At the end of the day, the issues surrounding the Asian Infrastructure Investment Bank (AIIB) are about politics, not economics.
So let’s first get the economics straight. The AIIB is an organization founded by China and India in 2014, which has $50 billion to $100 billion to lend out, hence the name bank. The bank will loan out that money to government and private sector projects in Asia, mostly for infrastructure, hence the name infrastructure and investment.
Comparable international organizations include the World Bank and the International Monetary Fund, as well as the Asian Development Bank (ADB), which have been doing these things for decades, sometimes more and sometimes less successfully.
The goal is to develop infrastructure in Asia, which can hardly be a bad thing.
So what is all the fuss about? The Australian’s Greg Sheridan thinks it’s all about politics:
“The decision by the Abbott government to sign on for negotiations to join China’s regional bank, foreshadowed by Tony Abbott at the weekend, represents another defeat for Barack Obama’s diplomacy in Asia.”

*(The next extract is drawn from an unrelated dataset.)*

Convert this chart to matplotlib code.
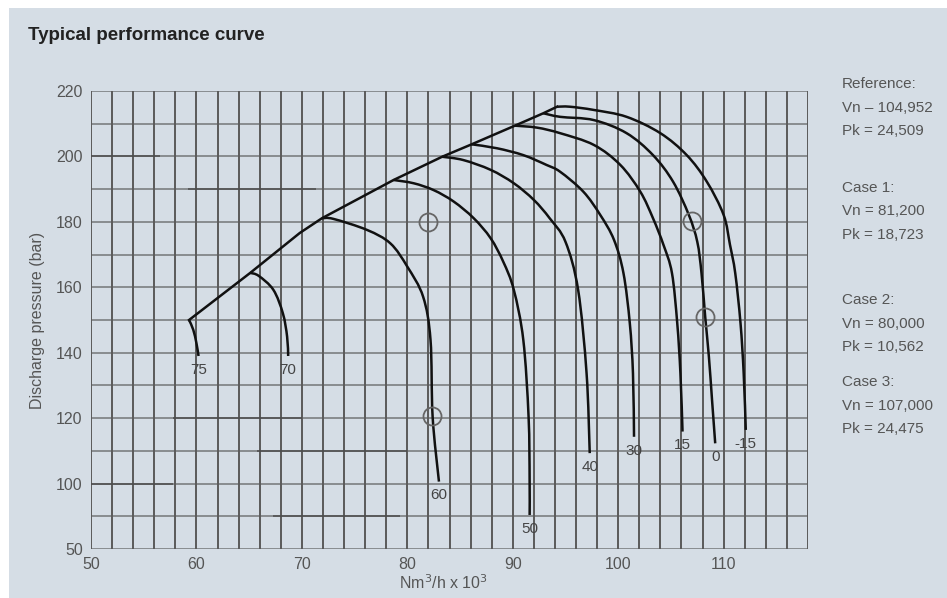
import numpy as np
import matplotlib
matplotlib.use("Agg")
import matplotlib.pyplot as plt
from matplotlib.patches import Rectangle, PathPatch
from matplotlib.path import Path

plt.rcParams['font.family'] = ['Liberation Sans', 'DejaVu Sans']

# ---------------- data ----------------
surge_x = [59.3, 65.1, 69.8, 71.9, 78.7, 83.3, 86.1, 90.2, 92.9, 94.2]
surge_y = [150.0, 164.4, 176.6, 181.1, 192.8, 199.9, 203.7, 209.4, 213.2, 215.2]

speed_labels = ["75", "70", "60", "50", "40", "30", "15", "0", "-15"]

c75_x = [59.3, 59.7, 60.0, 60.2]
c75_y = [150.0, 147.0, 142.9, 139.0]

c70_x = [65.1, 65.9, 67.3, 68.2, 68.6, 68.7]
c70_y = [164.4, 163.5, 159.2, 152.0, 144.9, 139.0]

c60_x = [71.9, 73.0, 76.2, 78.4, 80.0, 81.5, 82.2, 82.4, 83.0]
c60_y = [181.1, 180.9, 177.5, 173.4, 166.3, 157.1, 143.9, 120.4, 100.6]

c50_x = [78.7, 80.6, 82.5, 84.4, 86.3, 87.9, 89.1, 90.1, 91.0, 91.5, 91.6, 91.6]
c50_y = [192.8, 191.8, 189.7, 186.2, 181.1, 175.0, 167.8, 159.2, 143.9, 120.4, 100.0, 76.0]

c40_x = [83.3, 85.3, 87.9, 90.1, 92.0, 93.5, 95.0, 96.2, 97.0, 97.3]
c40_y = [199.9, 198.9, 195.9, 191.8, 186.7, 181.1, 173.9, 159.2, 133.7, 109.3]

c30_x = [86.1, 88.5, 91.0, 93.2, 94.5, 96.7, 98.3, 99.6, 100.5, 101.1, 101.4, 101.5]
c30_y = [203.7, 202.5, 200.4, 197.4, 195.3, 189.2, 182.1, 174.5, 164.3, 149.0, 133.7, 114.3]

c15_x = [90.2, 92.3, 94.5, 97.7, 100.2, 102.1, 103.3, 104.3, 105.1, 105.6, 105.9, 106.1]
c15_y = [209.4, 208.8, 207.1, 203.5, 197.4, 189.2, 181.1, 172.9, 164.3, 149.0, 133.7, 115.9]

c0_x = [92.9, 94.5, 97.7, 100.8, 103.3, 105.2, 106.7, 107.5, 107.9, 108.25, 108.6, 108.9, 109.2]
c0_y = [213.2, 212.1, 211.1, 207.1, 200.4, 192.3, 182.1, 173.9, 164.3, 151.0, 138.8, 125.5, 112.3]

cm15_x = [94.2, 95.4, 97.7, 100.8, 104.0, 106.5, 108.4, 110.0, 110.6, 111.1, 111.6, 111.9, 112.1]
cm15_y = [215.2, 215.2, 214.2, 212.1, 207.1, 200.4, 192.3, 182.1, 173.0, 164.3, 149.0, 133.7, 116.4]

case_x = [82.0, 82.3, 107.0, 108.25]
case_y = [180.0, 120.7, 180.3, 151.0]

x_ticks = [50, 60, 70, 80, 90, 100, 110]
y_ticks = [50, 100, 120, 140, 160, 180, 200, 220]
y_grid = [50, 75, 100, 110, 120, 130, 140, 150, 160, 170, 180, 190, 200, 210, 220]

# darker stretches of the hand-drawn horizontal rules: (pressure, x from, x to)
dark_rule_y = [200, 190, 100, 75, 120, 110]
dark_rule_x0 = [50, 59.2, 50, 67.3, 57.8, 65.7]
dark_rule_x1 = [56.5, 71.3, 57.8, 79.3, 70.0, 80.0]

info_text = [
    ["Reference:", "Vn \u2013 104,952", "Pk = 24,509"],
    ["Case 1:", "Vn = 81,200", "Pk = 18,723"],
    ["Case 2:", "Vn = 80,000", "Pk = 10,562"],
    ["Case 3:", "Vn = 107,000", "Pk = 24,475"],
]

# ---------------- figure ----------------
BG = "#d5dde5"
W, H = 947, 598
fig = plt.figure(figsize=(W / 100, H / 100), dpi=100)
fig.patch.set_facecolor("white")
fig.add_artist(Rectangle((9 / W, 0), 1, 1 - 8 / H, transform=fig.transFigure,
                         facecolor=BG, edgecolor="none", zorder=-10))

ax = fig.add_axes([91 / W, (H - 549) / H, (808 - 91) / W, (549 - 91) / H])
ax.set_facecolor(BG)


def fwd(p):
    p = np.asarray(p, dtype=float)
    return np.where(p >= 100, 2 + (p - 100) / 10.0, (p - 50) / 25.0)


def inv(v):
    v = np.asarray(v, dtype=float)
    return np.where(v >= 2, 100 + (v - 2) * 10.0, 50 + v * 25.0)


ax.set_yscale("function", functions=(fwd, inv))
ax.set_xlim(50, 118)
ax.set_ylim(50, 220)

gridc = "#5a5a5a"
for gx in np.arange(50, 119, 2):
    ax.axvline(gx, color=gridc, lw=1.4, zorder=1)
for gy in y_grid:
    ax.axhline(gy, color=gridc, lw=1.2, alpha=0.72, zorder=1)
for gy, x0, x1 in zip(dark_rule_y, dark_rule_x0, dark_rule_x1):
    ax.hlines(gy, x0, x1, color="#4a4a4a", lw=1.3, alpha=0.8, zorder=1.5)
for s in ax.spines.values():
    s.set_visible(False)

ax.set_xticks(x_ticks)
ax.set_xticklabels([str(v) for v in x_ticks])
ax.set_yticks(y_ticks)
ax.set_yticklabels([str(v) for v in y_ticks])
ax.minorticks_off()
ax.tick_params(length=0, labelsize=11.5, labelcolor="#555555", pad=6)

ax.set_xlabel("Nm$^3$/h x 10$^3$", fontsize=11.5, color="#555555", va="center")
ax.xaxis.set_label_coords((443 - 91) / (808 - 91), -(583 - 549) / (549 - 91))
ax.set_ylabel("Discharge pressure (bar)", fontsize=11.5, color="#555555", labelpad=8)


def smooth_path(xs, ys):
    """Catmull-Rom spline through the read points, as cubic Bezier segments."""
    P = np.column_stack([xs, ys]).astype(float)
    n = len(P)
    verts = [P[0]]
    codes = [Path.MOVETO]
    for i in range(n - 1):
        p0 = P[i - 1] if i > 0 else P[i]
        p1 = P[i]
        p2 = P[i + 1]
        p3 = P[i + 2] if i + 2 < n else P[i + 1]
        c1 = p1 + (p2 - p0) / 6.0
        c2 = p2 - (p3 - p1) / 6.0
        verts += [c1, c2, p2]
        codes += [Path.CURVE4] * 3
    return Path(np.array(verts), codes)


lc = "#111111"
lw = 1.8
ax.plot(surge_x, surge_y, color=lc, lw=lw, zorder=3)
curves = [(c75_x, c75_y), (c70_x, c70_y), (c60_x, c60_y), (c50_x, c50_y),
          (c40_x, c40_y), (c30_x, c30_y), (c15_x, c15_y), (c0_x, c0_y),
          (cm15_x, cm15_y)]
for (cx, cy), lab in zip(curves, speed_labels):
    ax.add_patch(PathPatch(smooth_path(cx, cy), facecolor="none", edgecolor=lc,
                           lw=lw, zorder=3, capstyle="butt"))
    ax.annotate(lab, xy=(cx[-1], cy[-1]), xytext=(0, -10),
                textcoords="offset points", ha="center", va="center",
                fontsize=11, color="#444444", zorder=4)

ax.plot(case_x, case_y, linestyle="none", marker="o", markersize=13,
        markerfacecolor="none", markeredgecolor="#666666", markeredgewidth=1.3,
        zorder=5)

# title
fig.text(28 / W, 1 - 35 / H, "Typical performance curve", fontsize=13.5,
         fontweight="bold", color="#222222", ha="left", va="center")

# side info
group_y = [84, 188, 300, 382]
for gy, lines in zip(group_y, info_text):
    for i, t in enumerate(lines):
        fig.text(842 / W, 1 - (gy + i * 23.5) / H, t, fontsize=11,
                 color="#555555", ha="left", va="center")

fig.savefig("out.png", dpi=100, facecolor=fig.get_facecolor())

For some reason, the Obama administration wanted to isolate China on the project, urging Australia and European nations not to join. It failed, as the U.K., Germany, Italy, and France are now negotiating their entry passes.
However, pressure from the United States to keep Europeans and Asians from joining was hardly necessary. Yes, the United States provides a counterbalance to China in the region for good reasons, but the AIIB is not one of them.
China has been active in creating infrastructure in developing countries in Asia for years on its own, often garnering severe criticism on the management of projects.
If it is now developing infrastructure together with Europe and Australia, it will actually decrease its influence on individual projects.
In fact, Europe and Australia can control the activities of the bank from inside and not from outside, an option the United States still has as well.